Todos os que, como eu, têm filhos no 11.º ano, começam agora a sentir a ansiedade crescente dos seus filhos, com a aproximação dos exames. Muitos dos jovens até entraram descontraídos no 10.º ano, mas arrancaram para o 11.º ano já com a preocupação das médias e das notas dos exames. E para muitos deles, a ansiedade começou a partir do momento que tiveram que decidir em que exames se inscrever. Especialmente porque ainda não têm claro que curso vão tirar.
Daquilo que é a minha experiência a trabalhar com jovens nos programas da Shape Your Future, o mais surpreendente é o nível de complexidade que o processo de decisão ganha e o quão pouco relevante passa a ser a resposta à pergunta “o que queres ser quando fores grande?”. Os nossos jovens estão preocupados em não desiludir os pais, em agradar aos seus pares e em conseguirem ter uma profissão que lhes permita ganhar dinheiro. Não é desprezível que a resposta à pergunta “tens algum medo ou fobia que te impeça ter uma profissão?” a resposta seja ‘“não conseguir ganhar dinheiro”.
Esta questão, sendo verdadeiramente importante, está muitas vezes a impedi-los de desenvolverem autoconhecimento relativamente aos seus valores, interesses e competências e como é que as podem alavancar numa profissão.
Muitos deles, logo no 10.º ano optam pela área de Ciências e Tecnologias, porque é a que deixa mais opções em aberto, esquecendo-se que não gostam de Ciências, nem de Físico-Química. O resultado óbvio desta escolha é terem médias baixas e fecharem até as portas que podiam ter abertas, se tivessem ido para uma área que estivesse alinhada com as suas competências e interesses.
É ainda de realçar que, de acordo com os dados da Direção Geral de Estatísticas da Educação e Ciência, cada vez mais estudantes estão a desistir do ensino superior público após o primeiro ano do curso.
Perante este cenário talvez seja importante estimularmos os nossos jovens a fazerem as perguntas certas e a voltarem à sua essência:
- com que brincavas quando eras pequeno?
- o que é que te faz perder a noção do tempo?
- o que fazes sem esforço?
- como é que os teus amigos te descrevem?
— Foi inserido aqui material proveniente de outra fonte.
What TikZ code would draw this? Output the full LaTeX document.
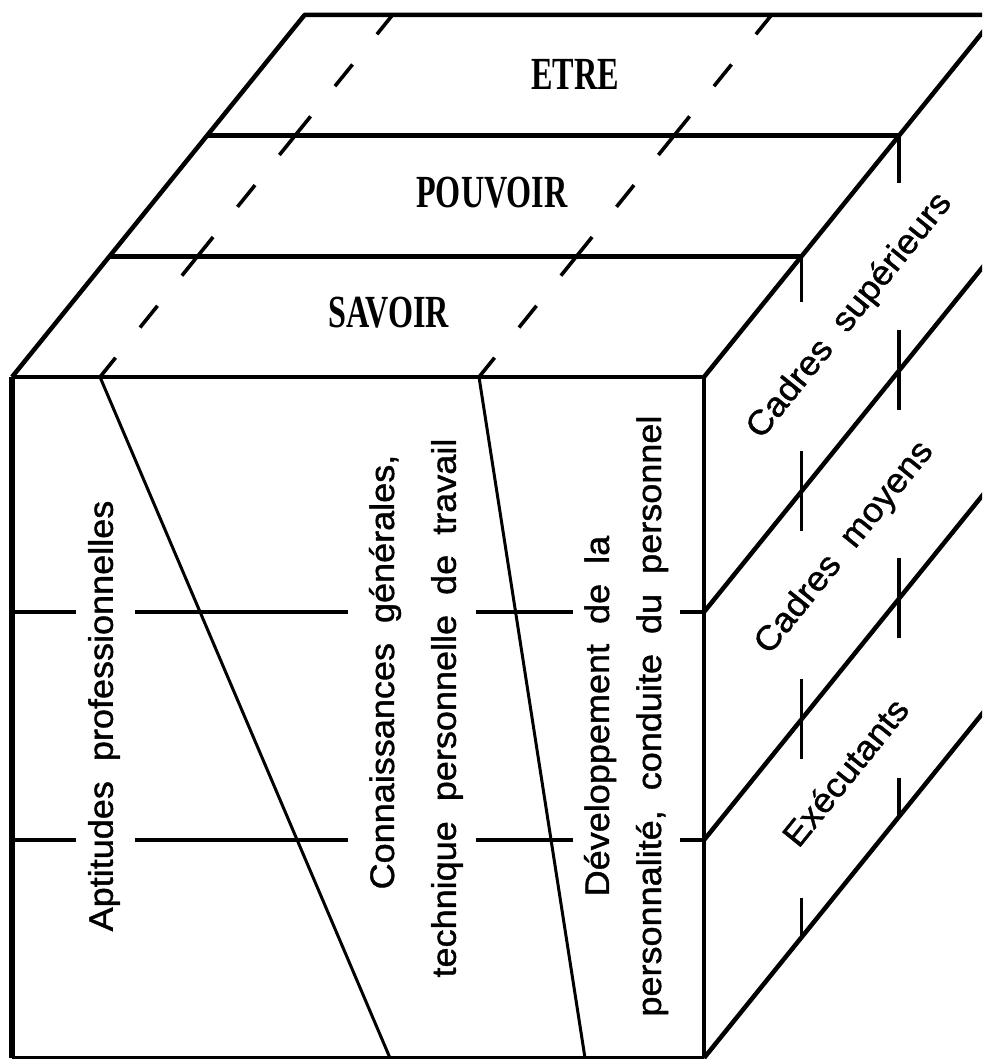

- aprendes melhor a fazer ou a estudar?
- o que gostarias de mudar no mundo?
É também importante ajudá-los a perceber que não estão sozinhos, e que a dúvida faz parte do processo da gestão de uma carreira ao longo da vida. Se não o fazem, gostava de convidar os pais que me leem a partilharem aquilo que é o vosso dia a dia com os vossos filhos. O que fazem, com que dilemas se deparam, de que se orgulham mais, de que se orgulham menos, o que poderiam ter feito de diferente, entre outros temas que julguem relevantes.
Recentemente em conversa com um jovem, que tinha tido a oportunidade de estudar numa das melhores universidades na sua área, estava agora cheio de dúvidas relativamente às suas escolhas e a ter muita dificuldade em lidar com a complexidade do contexto laboral. Segundo ele, aquilo por que estava a passar era o resultado de três aspetos: baixo autoconhecimento, pouca exposição ao mundo laboral (em casa e na universidade) e dificuldade em gerir em frustração. E também porque passou a estar mais focado na pergunta “o que é que os outros esperam de ti?”, ao invés de se questionar ‘‘o que é que eu quero ser quando for grande?”